Le monde bouge. Le cinéma avance également. En RDC, le 7ème art souffre. Les tracasseries administratives et le manque de sponsoring affectent négativement ce secteur. Quel message adressez-vous aux autorités congolaises et aux patrons des entreprises basées dans votre pays ?

Le Congo est pétri de beaucoup de talents créatifs, mais il est malheureusement doté des politiciens et gouvernants pauvres en imagination créatrice. Ce qui manque au Congo, c’est tout simplement une politique culturelle. C’est dans celle-ci que le code de l’image et la cinématographie peuvent être pensé et développé comme un facteur important de la construction de l’identité nationale. C’est aussi ce manque de socle culturel qui ressort de la faillite de la gouvernance  chronique de notre pays. La culture, c’est le peuple. Quand on aime son peuple, on aime sa culture, on aime son pays. C’est le contraire que nous avons actuellement. Un pays n’est pas fait que des chiffres mais des utopies et des rêves qui rendent l’impossible à la portée de notre volonté seule.

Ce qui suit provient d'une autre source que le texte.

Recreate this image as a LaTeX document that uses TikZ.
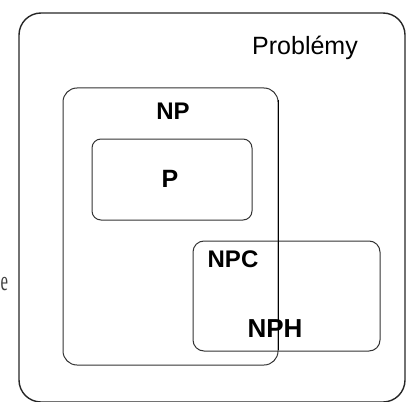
\documentclass[tikz,border=0pt]{standalone}
\usepackage{fontspec}
\setmainfont{Liberation Sans}
\newfontfamily\serifed{Liberation Serif}
\begin{document}
\begin{tikzpicture}[x=1pt,y=-1pt,
  outerbox/.style={draw=black!85,line width=1.4pt,rounded corners=22pt},
  setbox/.style={draw=black!80,line width=1pt},
  setlabel/.style={font=\bfseries,anchor=base,inner sep=0pt},
]
\useasboundingbox (0,0) rectangle (409,401);
% outer box
\draw[outerbox] (19,13) rectangle (405,402);
% NP box
\draw[setbox,rounded corners=14pt] (63,88) rectangle (278,365);
% P box
\draw[setbox,rounded corners=9pt] (92,139) rectangle (252,220);
% NPC / NPH box
\draw[setbox,rounded corners=11pt] (193,241) rectangle (380,351);
% labels
\node[anchor=base west,inner sep=0pt,font=\fontsize{25}{28}\selectfont] (problemy) at (252,55) {Problémy};
\node[setlabel,font=\bfseries\fontsize{24}{28}\selectfont] (np) at (173,119) {NP};
\node[setlabel,font=\bfseries\fontsize{25}{28}\selectfont] (p) at (170,187) {P};
\node[setlabel,font=\bfseries\fontsize{24}{28}\selectfont] (npc) at (233,267) {NPC};
\node[setlabel,font=\bfseries\fontsize{26}{28}\selectfont] (nph) at (275,337) {NPH};
\node[anchor=base west,inner sep=0pt,font=\serifed\fontsize{28}{30}\selectfont,text=black!75] (e) at (0.5,290) {\scalebox{0.6}[1]{\serifed e}};
% vertical NP line drawn over labels
\draw[setbox,draw=black] (278,100) -- (278,350);
\end{tikzpicture}
\end{document}
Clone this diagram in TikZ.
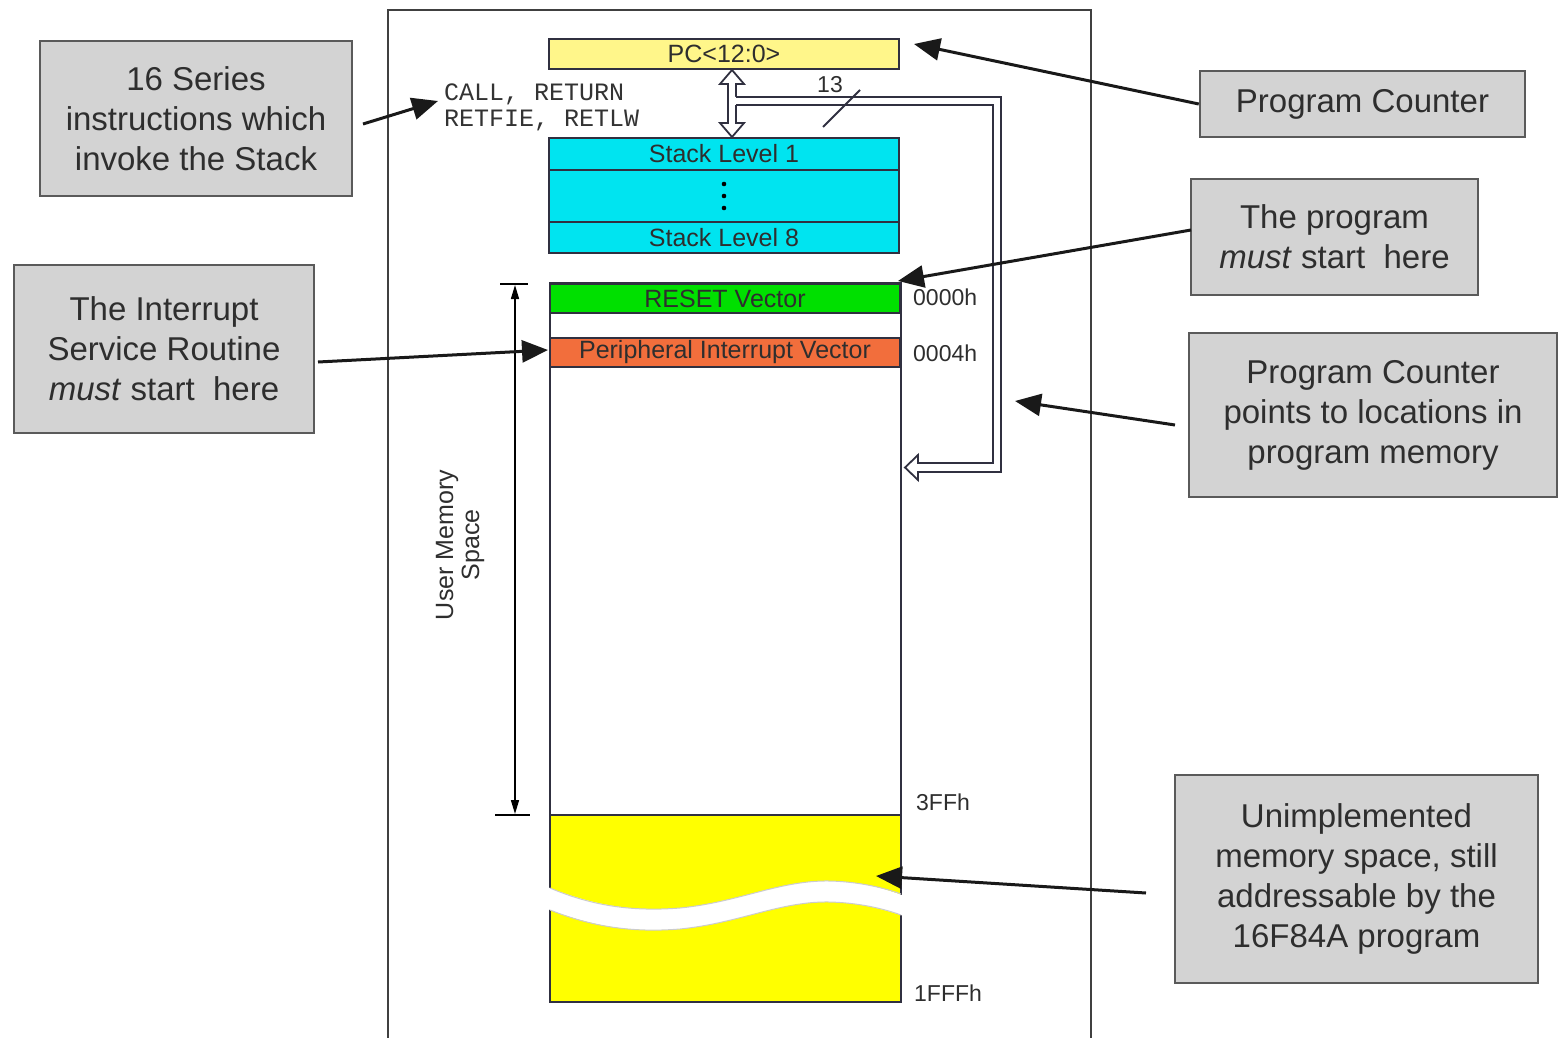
\documentclass[tikz,border=0pt]{standalone}
\usepackage{fontspec}
\setmainfont{Liberation Sans}
\newfontfamily\monof{Liberation Mono}
\usetikzlibrary{arrows.meta}
\definecolor{boxfill}{HTML}{D3D3D3}
\definecolor{boxedge}{HTML}{5A5A5A}
\definecolor{txt}{HTML}{2E2E2E}
\definecolor{pcyel}{HTML}{FFF68A}
\definecolor{stackcyan}{HTML}{00E4F0}
\definecolor{resetgreen}{HTML}{00E000}
\definecolor{periorange}{HTML}{F26E3C}
\definecolor{unimpyel}{HTML}{FFFF00}
\definecolor{memline}{HTML}{303040}
\begin{document}
\begin{tikzpicture}[x=1pt,y=-1pt,
  gbox/.style={draw=boxedge, fill=boxfill, line width=2.5pt, align=center, text=txt,
    font=\fontsize{33}{40}\selectfont, inner sep=0pt},
  arr/.style={line width=3pt, draw=black!90, -{Triangle[length=26pt,width=22pt]}},
  cell/.style={draw=memline, line width=2pt, inner sep=0pt, minimum width=350pt,
    font=\fontsize{25}{27}\selectfont, text=txt},
  hexlbl/.style={anchor=west, inner sep=0pt, font=\fontsize{23}{25}\selectfont, text=txt},
  dimarr/.style={line width=1.5pt, {Triangle[length=14pt,width=8pt]}-{Triangle[length=14pt,width=8pt]}},
  hollow/.style={draw=memline, line width=1.8pt, fill=white, line join=miter}
]
\useasboundingbox (0,0) rectangle (1558,1038);

% outer frame
\draw[line width=2pt, draw=black!75] (388,1038) -- (388,10) -- (1091,10) -- (1091,1038);

% PC register
\node[cell, fill=pcyel, minimum height=30pt] (pc) at (724,54) {PC<12:0>};

% Stack
\node[cell, fill=stackcyan, minimum height=32pt] (s1) at (724,154) {Stack Level 1};
\node[cell, fill=stackcyan, minimum height=52pt] (smid) at (724,196) {};
\node[cell, fill=stackcyan, minimum height=31pt] (s8) at (724,237.5) {Stack Level 8};
\foreach \yy in {184,196,208} \fill[black] (724,\yy) circle (2.3pt);

% hollow double arrow between PC and stack
\draw[hollow] (732,70) -- (744,84) -- (736,84) -- (736,123) -- (744,123) -- (732,137)
  -- (720,123) -- (728,123) -- (728,84) -- (720,84) -- cycle;
% bus to program memory
\fill[white] (735,97) -- (1001,97) -- (1001,472) -- (918,472) -- (918,480) -- (905,467.5)
  -- (918,455) -- (918,463) -- (993,463) -- (993,105) -- (735,105) -- cycle;
\draw[draw=memline, line width=1.8pt, line join=miter] (736,97) -- (1001,97) -- (1001,472)
  -- (918,472) -- (918,480) -- (905,467.5) -- (918,455) -- (918,463) -- (993,463)
  -- (993,105) -- (736,105);
% bus width marker
\draw[line width=1.8pt, draw=memline] (823,127) -- (860,90);
\node[inner sep=0pt, font=\fontsize{23}{25}\selectfont, text=txt] (n13) at (830,85) {13};

% instruction names
\node[anchor=west, align=left, inner sep=0pt, font=\monof\fontsize{25}{26}\selectfont, text=black!80] (instr) at (444,107)
  {CALL, RETURN\\RETFIE, RETLW};

% program memory
\node[draw=memline, line width=2pt, fill=white, minimum width=351pt, minimum height=719pt, inner sep=0pt] (mem) at (725.5,642.5) {};
\fill[unimpyel] (551,816) rectangle (900,1001);
\draw[draw=memline, line width=2pt] (550,815) -- (901,815);
% break in the unimplemented region
\fill[white] (540,884) .. controls (590,905) and (630,912) .. (680,908)
  .. controls (740,902) and (780,880) .. (830,881)
  .. controls (865,882) and (890,890) .. (912,899)
  -- (912,919) .. controls (890,911) and (865,903) .. (830,902)
  .. controls (780,901) and (740,923) .. (680,929)
  .. controls (630,933) and (590,926) .. (540,906) -- cycle;
\draw[black!20, line width=1pt] (550,888) .. controls (590,905) and (630,912) .. (680,908)
  .. controls (740,902) and (780,880) .. (830,881)
  .. controls (865,882) and (890,890) .. (901,894);
\draw[black!20, line width=1pt] (901,915) .. controls (890,911) and (865,903) .. (830,902)
  .. controls (780,901) and (740,923) .. (680,929)
  .. controls (630,933) and (590,926) .. (550,910);

\node[cell, fill=resetgreen, minimum height=29pt] (reset) at (725,298.5) {RESET Vector};
\node[cell, fill=periorange, minimum height=29pt] (peri) at (725,352.5) {Peripheral Interrupt Vector};

% addresses
\node[hexlbl] (a0) at (913,297) {0000h};
\node[hexlbl] (a4) at (913,353) {0004h};
\node[hexlbl] (a3ff) at (916,802) {3FFh};
\node[hexlbl] (a1fff) at (914,993) {1FFFh};

% user memory space dimension
\coordinate (dimTop) at (515,285);
\coordinate (dimBot) at (515,814);
\draw[line width=1.8pt] (500,284) -- (528,284);
\draw[line width=1.8pt] (495,815) -- (530,815);
\draw[dimarr] (dimTop) -- (dimBot);
\node[rotate=90, align=center, inner sep=0pt, font=\fontsize{25}{26}\selectfont, text=txt] (ums) at (460,545) {User Memory\\Space};

% callout boxes
\node[gbox, minimum width=312pt, minimum height=155pt] (b1) at (196,118.5) {16 Series\\instructions which\\invoke the Stack};
\node[gbox, minimum width=300pt, minimum height=168pt] (b2) at (164,349) {The Interrupt\\Service Routine\\\textit{must} start\ \ here};
\node[gbox, minimum width=325pt, minimum height=66pt] (b3) at (1362.5,104) {Program Counter};
\node[gbox, minimum width=287pt, minimum height=116pt] (b4) at (1334.5,237) {The program\\\textit{must} start\ \ here};
\node[gbox, minimum width=368pt, minimum height=164pt] (b5) at (1373,415) {Program Counter\\points to locations in\\program memory};
\node[gbox, minimum width=363pt, minimum height=208pt] (b6) at (1356.5,879) {Unimplemented\\memory space, still\\addressable by the\\16F84A program};

% arrow endpoints
\coordinate (t1s) at (363,124);
\coordinate (t1e) at (438,101);
\coordinate (t2s) at (318,362);
\coordinate (t2e) at (548,350);
\coordinate (t3e) at (914,44);
\coordinate (t4s) at (1191,230);
\coordinate (t4e) at (898,281);
\coordinate (t5s) at (1175,425);
\coordinate (t5e) at (1015,401);
\coordinate (t6s) at (1146,893);
\coordinate (t6e) at (876,876);

\draw[arr] (t1s) -- (t1e);
\draw[arr] (t2s) -- (t2e);
\draw[arr] (b3.west) -- (t3e);
\draw[arr] (t4s) -- (t4e);
\draw[arr] (t5s) -- (t5e);
\draw[arr] (t6s) -- (t6e);
\end{tikzpicture}
\end{document}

À quand un Forum ou un état de lieu du cinéma congolais ?

Nous avions fait un état de lieu avec les Ministres Kavira et son successeur le défunt Banza Mukalay. Mais cela n’a pas semblé faire partie des priorités du gouvernement… Priorités que l’on ne connaît toujours pas et dont l’on ne voit toujours pas la concrétisation sur le champ du développement social et sociétal collectif! Comment comprendre que l’image – notre image, celle que nous donnons au monde – ne soit pas parmi ces priorités ?

Un nouveau festival est né pour promouvoir de la paix dans la région des grands lacs. Êtes-vous prêt à participer à cette première édition pour encourager les cinéastes burundais, congolais et rwandais engagés dans cette démarche ?

Je suis disponible, dans la mesure de mon agenda. Depuis des années, à Kinshasa et ailleurs en Afrique je donne ma part de transmission des savoirs aux jeunes cinéastes.